Exercise prompt |
Set the listing down again exactly, please, apart from its pictures.

Material provided |

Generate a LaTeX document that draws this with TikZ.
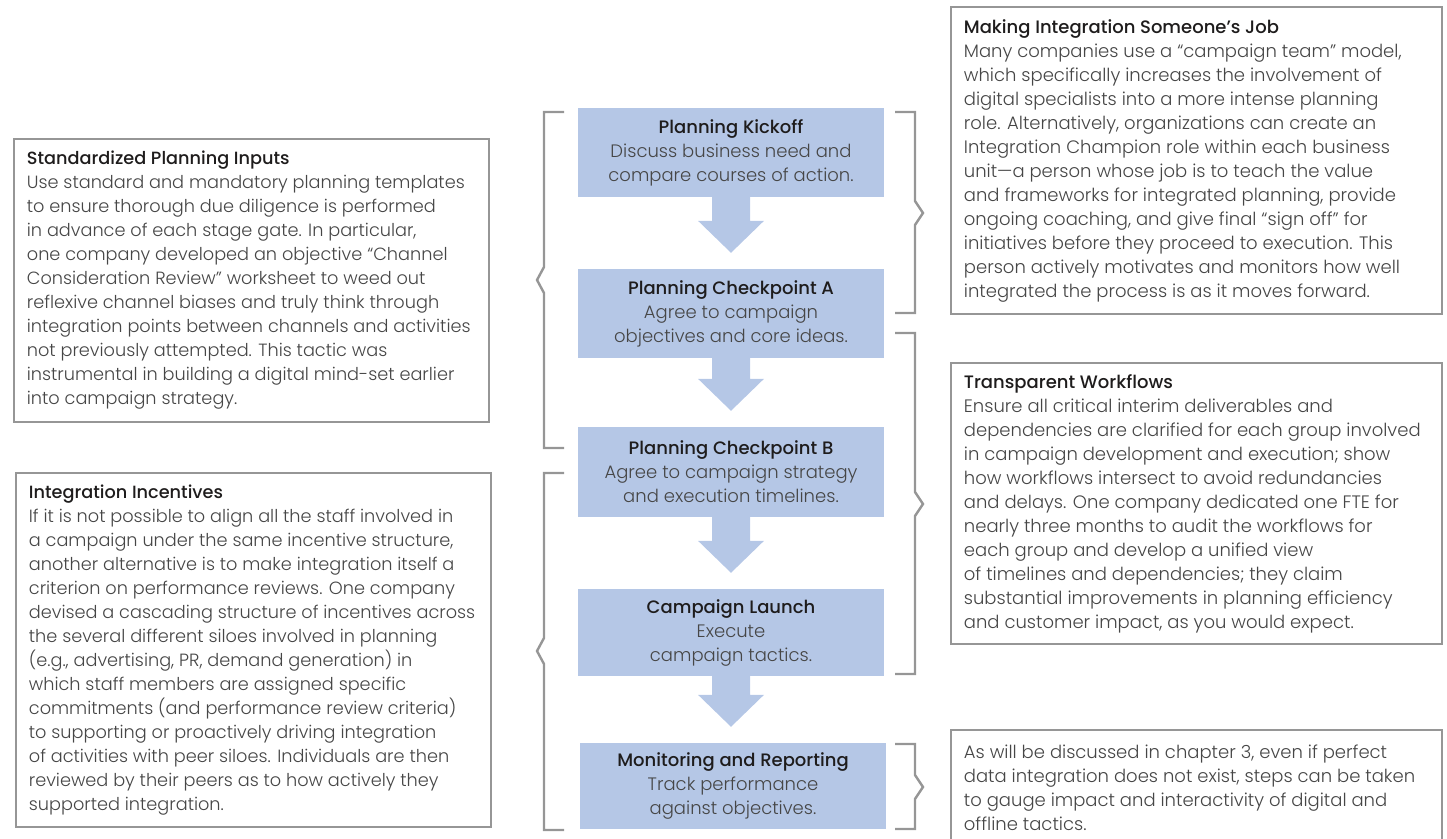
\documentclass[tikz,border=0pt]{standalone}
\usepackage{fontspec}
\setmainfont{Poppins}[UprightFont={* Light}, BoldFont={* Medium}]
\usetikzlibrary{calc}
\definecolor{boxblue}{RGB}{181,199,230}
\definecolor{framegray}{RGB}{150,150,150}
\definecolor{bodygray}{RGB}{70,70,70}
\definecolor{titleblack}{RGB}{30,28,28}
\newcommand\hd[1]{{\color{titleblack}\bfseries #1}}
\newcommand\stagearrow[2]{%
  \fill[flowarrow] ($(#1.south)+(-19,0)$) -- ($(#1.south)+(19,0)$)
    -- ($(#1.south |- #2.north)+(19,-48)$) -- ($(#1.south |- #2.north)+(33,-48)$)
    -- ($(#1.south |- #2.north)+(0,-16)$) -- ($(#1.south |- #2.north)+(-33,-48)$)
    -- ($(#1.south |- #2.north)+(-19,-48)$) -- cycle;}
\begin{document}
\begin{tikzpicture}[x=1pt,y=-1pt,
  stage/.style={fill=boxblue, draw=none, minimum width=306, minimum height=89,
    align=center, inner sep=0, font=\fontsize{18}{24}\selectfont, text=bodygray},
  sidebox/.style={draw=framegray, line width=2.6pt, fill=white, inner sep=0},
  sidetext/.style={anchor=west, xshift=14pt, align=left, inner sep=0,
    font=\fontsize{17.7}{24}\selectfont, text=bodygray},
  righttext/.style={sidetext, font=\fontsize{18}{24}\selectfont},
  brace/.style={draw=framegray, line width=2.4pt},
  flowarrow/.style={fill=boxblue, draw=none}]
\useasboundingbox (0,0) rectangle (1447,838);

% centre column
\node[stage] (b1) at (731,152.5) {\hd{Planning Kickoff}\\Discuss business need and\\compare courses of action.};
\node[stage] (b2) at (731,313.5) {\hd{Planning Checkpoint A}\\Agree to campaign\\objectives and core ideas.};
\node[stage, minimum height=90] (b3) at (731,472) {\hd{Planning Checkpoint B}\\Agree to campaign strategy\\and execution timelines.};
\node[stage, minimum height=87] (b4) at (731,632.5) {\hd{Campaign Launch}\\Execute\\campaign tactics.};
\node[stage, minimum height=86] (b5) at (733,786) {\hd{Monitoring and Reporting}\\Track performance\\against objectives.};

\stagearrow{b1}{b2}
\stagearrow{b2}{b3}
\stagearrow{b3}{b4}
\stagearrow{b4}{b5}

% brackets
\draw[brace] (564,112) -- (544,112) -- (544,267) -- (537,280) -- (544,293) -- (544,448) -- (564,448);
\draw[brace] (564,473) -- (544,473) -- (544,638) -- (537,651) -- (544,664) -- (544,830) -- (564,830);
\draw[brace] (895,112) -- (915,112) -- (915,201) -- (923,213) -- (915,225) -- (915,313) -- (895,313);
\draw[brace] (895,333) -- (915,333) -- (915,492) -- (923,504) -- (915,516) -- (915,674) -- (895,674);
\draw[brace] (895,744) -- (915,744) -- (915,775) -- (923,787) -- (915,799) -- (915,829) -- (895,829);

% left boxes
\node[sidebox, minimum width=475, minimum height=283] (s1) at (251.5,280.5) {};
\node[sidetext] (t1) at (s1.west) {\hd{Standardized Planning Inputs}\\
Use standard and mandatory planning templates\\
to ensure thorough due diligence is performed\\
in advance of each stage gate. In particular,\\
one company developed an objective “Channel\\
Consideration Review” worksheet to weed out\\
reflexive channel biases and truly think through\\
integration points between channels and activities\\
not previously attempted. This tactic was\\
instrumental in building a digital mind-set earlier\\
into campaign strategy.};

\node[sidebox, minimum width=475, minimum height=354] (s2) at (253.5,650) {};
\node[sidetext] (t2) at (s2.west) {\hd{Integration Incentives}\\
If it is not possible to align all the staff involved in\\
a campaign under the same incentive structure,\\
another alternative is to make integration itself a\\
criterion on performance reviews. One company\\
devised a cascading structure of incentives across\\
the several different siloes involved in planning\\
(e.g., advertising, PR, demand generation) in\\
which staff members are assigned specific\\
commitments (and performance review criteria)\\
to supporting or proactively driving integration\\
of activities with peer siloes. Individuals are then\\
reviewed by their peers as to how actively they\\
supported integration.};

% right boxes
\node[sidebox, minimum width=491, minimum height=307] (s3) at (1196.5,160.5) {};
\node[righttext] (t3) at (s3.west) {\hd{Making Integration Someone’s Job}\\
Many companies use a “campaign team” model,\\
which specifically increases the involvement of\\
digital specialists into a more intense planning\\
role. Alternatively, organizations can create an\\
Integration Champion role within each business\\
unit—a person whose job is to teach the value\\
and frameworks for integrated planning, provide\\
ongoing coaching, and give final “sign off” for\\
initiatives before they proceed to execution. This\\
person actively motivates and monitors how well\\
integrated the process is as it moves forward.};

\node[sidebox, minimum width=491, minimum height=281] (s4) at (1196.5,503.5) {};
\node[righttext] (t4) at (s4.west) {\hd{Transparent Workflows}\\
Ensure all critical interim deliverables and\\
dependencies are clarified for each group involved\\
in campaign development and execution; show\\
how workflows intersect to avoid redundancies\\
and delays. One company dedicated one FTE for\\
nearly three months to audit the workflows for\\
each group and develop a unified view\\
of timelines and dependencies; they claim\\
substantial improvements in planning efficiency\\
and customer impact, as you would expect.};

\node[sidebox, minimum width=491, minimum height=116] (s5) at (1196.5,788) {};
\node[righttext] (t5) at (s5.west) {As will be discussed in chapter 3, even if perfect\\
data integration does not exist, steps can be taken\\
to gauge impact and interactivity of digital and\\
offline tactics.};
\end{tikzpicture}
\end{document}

Correct answer |
Generate a LaTeX document that draws this with TikZ.
\documentclass[tikz,border=0pt]{standalone}
\usepackage{fontspec}
\setmainfont{Poppins}[UprightFont={* Light}, BoldFont={* Medium}]
\usetikzlibrary{calc}
\definecolor{boxblue}{RGB}{181,199,230}
\definecolor{framegray}{RGB}{150,150,150}
\definecolor{bodygray}{RGB}{70,70,70}
\definecolor{titleblack}{RGB}{30,28,28}
\newcommand\hd[1]{{\color{titleblack}\bfseries #1}}
\newcommand\stagearrow[2]{%
  \fill[flowarrow] ($(#1.south)+(-19,0)$) -- ($(#1.south)+(19,0)$)
    -- ($(#1.south |- #2.north)+(19,-48)$) -- ($(#1.south |- #2.north)+(33,-48)$)
    -- ($(#1.south |- #2.north)+(0,-16)$) -- ($(#1.south |- #2.north)+(-33,-48)$)
    -- ($(#1.south |- #2.north)+(-19,-48)$) -- cycle;}
\begin{document}
\begin{tikzpicture}[x=1pt,y=-1pt,
  stage/.style={fill=boxblue, draw=none, minimum width=306, minimum height=89,
    align=center, inner sep=0, font=\fontsize{18}{24}\selectfont, text=bodygray},
  sidebox/.style={draw=framegray, line width=2.6pt, fill=white, inner sep=0},
  sidetext/.style={anchor=west, xshift=14pt, align=left, inner sep=0,
    font=\fontsize{17.7}{24}\selectfont, text=bodygray},
  righttext/.style={sidetext, font=\fontsize{18}{24}\selectfont},
  brace/.style={draw=framegray, line width=2.4pt},
  flowarrow/.style={fill=boxblue, draw=none}]
\useasboundingbox (0,0) rectangle (1447,838);

% centre column
\node[stage] (b1) at (731,152.5) {\hd{Planning Kickoff}\\Discuss business need and\\compare courses of action.};
\node[stage] (b2) at (731,313.5) {\hd{Planning Checkpoint A}\\Agree to campaign\\objectives and core ideas.};
\node[stage, minimum height=90] (b3) at (731,472) {\hd{Planning Checkpoint B}\\Agree to campaign strategy\\and execution timelines.};
\node[stage, minimum height=87] (b4) at (731,632.5) {\hd{Campaign Launch}\\Execute\\campaign tactics.};
\node[stage, minimum height=86] (b5) at (733,786) {\hd{Monitoring and Reporting}\\Track performance\\against objectives.};

\stagearrow{b1}{b2}
\stagearrow{b2}{b3}
\stagearrow{b3}{b4}
\stagearrow{b4}{b5}

% brackets
\draw[brace] (564,112) -- (544,112) -- (544,267) -- (537,280) -- (544,293) -- (544,448) -- (564,448);
\draw[brace] (564,473) -- (544,473) -- (544,638) -- (537,651) -- (544,664) -- (544,830) -- (564,830);
\draw[brace] (895,112) -- (915,112) -- (915,201) -- (923,213) -- (915,225) -- (915,313) -- (895,313);
\draw[brace] (895,333) -- (915,333) -- (915,492) -- (923,504) -- (915,516) -- (915,674) -- (895,674);
\draw[brace] (895,744) -- (915,744) -- (915,775) -- (923,787) -- (915,799) -- (915,829) -- (895,829);

% left boxes
\node[sidebox, minimum width=475, minimum height=283] (s1) at (251.5,280.5) {};
\node[sidetext] (t1) at (s1.west) {\hd{Standardized Planning Inputs}\\
Use standard and mandatory planning templates\\
to ensure thorough due diligence is performed\\
in advance of each stage gate. In particular,\\
one company developed an objective “Channel\\
Consideration Review” worksheet to weed out\\
reflexive channel biases and truly think through\\
integration points between channels and activities\\
not previously attempted. This tactic was\\
instrumental in building a digital mind-set earlier\\
into campaign strategy.};

\node[sidebox, minimum width=475, minimum height=354] (s2) at (253.5,650) {};
\node[sidetext] (t2) at (s2.west) {\hd{Integration Incentives}\\
If it is not possible to align all the staff involved in\\
a campaign under the same incentive structure,\\
another alternative is to make integration itself a\\
criterion on performance reviews. One company\\
devised a cascading structure of incentives across\\
the several different siloes involved in planning\\
(e.g., advertising, PR, demand generation) in\\
which staff members are assigned specific\\
commitments (and performance review criteria)\\
to supporting or proactively driving integration\\
of activities with peer siloes. Individuals are then\\
reviewed by their peers as to how actively they\\
supported integration.};

% right boxes
\node[sidebox, minimum width=491, minimum height=307] (s3) at (1196.5,160.5) {};
\node[righttext] (t3) at (s3.west) {\hd{Making Integration Someone’s Job}\\
Many companies use a “campaign team” model,\\
which specifically increases the involvement of\\
digital specialists into a more intense planning\\
role. Alternatively, organizations can create an\\
Integration Champion role within each business\\
unit—a person whose job is to teach the value\\
and frameworks for integrated planning, provide\\
ongoing coaching, and give final “sign off” for\\
initiatives before they proceed to execution. This\\
person actively motivates and monitors how well\\
integrated the process is as it moves forward.};

\node[sidebox, minimum width=491, minimum height=281] (s4) at (1196.5,503.5) {};
\node[righttext] (t4) at (s4.west) {\hd{Transparent Workflows}\\
Ensure all critical interim deliverables and\\
dependencies are clarified for each group involved\\
in campaign development and execution; show\\
how workflows intersect to avoid redundancies\\
and delays. One company dedicated one FTE for\\
nearly three months to audit the workflows for\\
each group and develop a unified view\\
of timelines and dependencies; they claim\\
substantial improvements in planning efficiency\\
and customer impact, as you would expect.};

\node[sidebox, minimum width=491, minimum height=116] (s5) at (1196.5,788) {};
\node[righttext] (t5) at (s5.west) {As will be discussed in chapter 3, even if perfect\\
data integration does not exist, steps can be taken\\
to gauge impact and interactivity of digital and\\
offline tactics.};
\end{tikzpicture}
\end{document}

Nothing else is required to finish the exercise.